Baca Juga: Rahasia Jago Tendangan Bebas Seperti Gylfi Sigurdsson
Bagi Gylfi, keluarga adalah aspek paling penting yang membuatnya bisa menjadi pesepakbola hebat. Gylfi yang lahir pada 8 September 1989 itu mendapatkan pelajaran tentang teknik dasar sepakbola dari Ayahnya, Sigurdur Adalsteinsson yang merupakan seorang nelayan dan kakak laki-lakinya, Olafur, sebelum akhirnya usianya cukup dan masuk ke akademi sepakbola.
Dukungan penuh keluargannya agar Gylfi bisa meraih kesuksesan sebagai pesepakbola pun terlihat saat Reading merekrutnya dari Breidablik pada awal musim 2005/06. Saat itu usianya masih 15 tahun, namun dengan kepercayaan penuh dari sanak keluarganya, Gylfi pun keluar dari Islandia untuk mencari pengalaman baru di tanah Inggris.
“Saya melihatnya dengan jelas sebagai hal yang penting bahwa mereka yang dekat dengannya berusaha keras untuk membantunya. Kakaknya sangat baik dalam bekerja dengannya dengan hal-hal yang berhubungan dengan sepakbola. Saya pikir ibu dan saudara perempuannya juga telah membantunya dalam hal mental. Itu adalah alasan besar untuk seberapa rendah hatinya dia, ”kata Magnus Jonsson, pelatihnya di Akademi Breidablik.
Kendati demikian, awal karier Gylfi di Reading tidak berjalan mulus. Ia yang didatangkan bersama dua koompatriotnya, Viktor Illugason dan Alfreð Finnbogason, kesulitan mendapat tempat di tim pemuda Reading. Finnbogason mengatakan bahwa saat itu Illugason jauh lebih difavoritkan dalam skuat muda Reading.
“Sigurðsson harus bekerja sangat keras untuk sampai ke tempat dia hari ini. Pada saat itu Illugason dianggap sebagai yang terbaik dari keduanya di Reading dan mereka memiliki harapan yang lebih tinggi untuk masa depannya. Tetapi dengan tingkat kerja dan praktik yang tinggi, Sigurson menjadi pemain terbaik di Reading,” kata Finnbogason.
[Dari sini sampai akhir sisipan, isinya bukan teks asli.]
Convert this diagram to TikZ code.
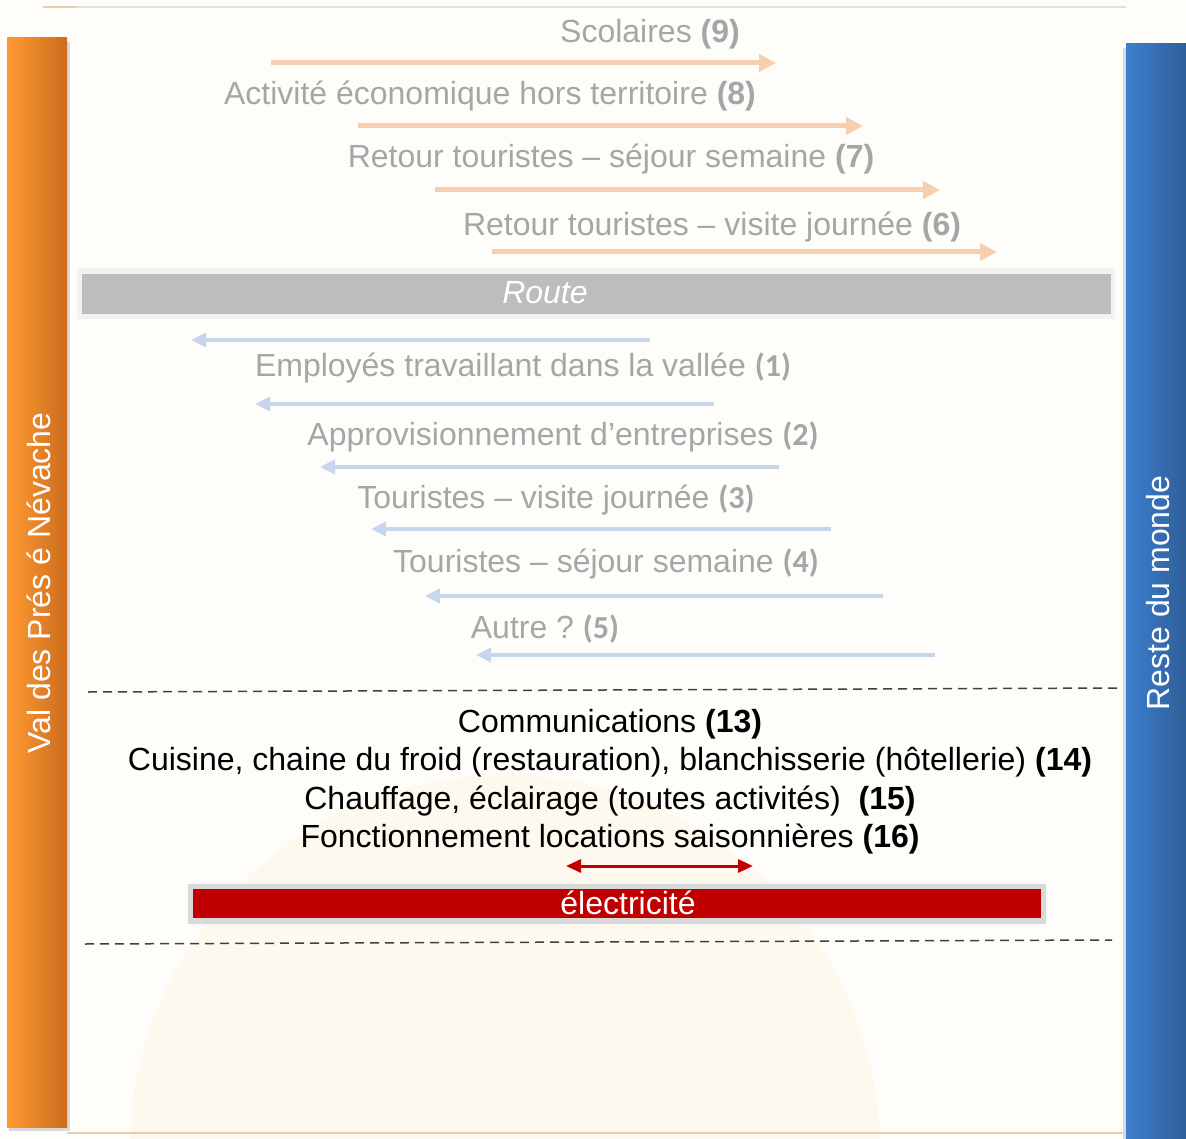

Baca Juga: Gylfi Sigurdsson, "Pemain Rahasia" Liga Primer 2017/18
Pada musim 2008/09, Gylfi naik kelas ke tim utama Reading. Saat itu ia belum benar-benar bermain untuk Reading karena dua kali Gylfi dipinjamkan ke Shrewsbury Town dan Crewe Alexandra. Baru di musim 2009/10, ia bisa bermain untuk Reading. Penampilannya yang memukau membuat Gylfi pun diganjar penghargaan pemain terbaik klub di akhir musim tersebut.
Di awal musim 2010/11 Reading menjualnya ke Hoffenheim, sebelum akhirnya sang pemain kembali ke Inggris untuk bergabung bersama Tottenham Hotspur. Sayang, kariernya bersama Tottenham tak begitu bersinar, selama dua musim kiprahnya di White Hart Lane, Gylfi lebih sering menghangatkan bangku cadangan hingga pada musim 2014/15 Swansea City memboyongnya.
Dalam tiga musim kiprahnya bersama Swansea, Gylfi mencatatkan 131 penampilan dengan torehan 37 gol dan 30 asis, catatan tersebut cukup untuk menyebutnya sebagai pemain penting The Swans. Penampilan apiknya bersama Swansea membuat nama Gylfi mulai dikenal luas, terlebih saat ia menjadi sosok sentral keberhasilan Timnas Islandia menembus babak perempatfinal Piala Eropa 2016. Keberhasilan tersebut membuat dunia mulai mengenalnya dengan baik.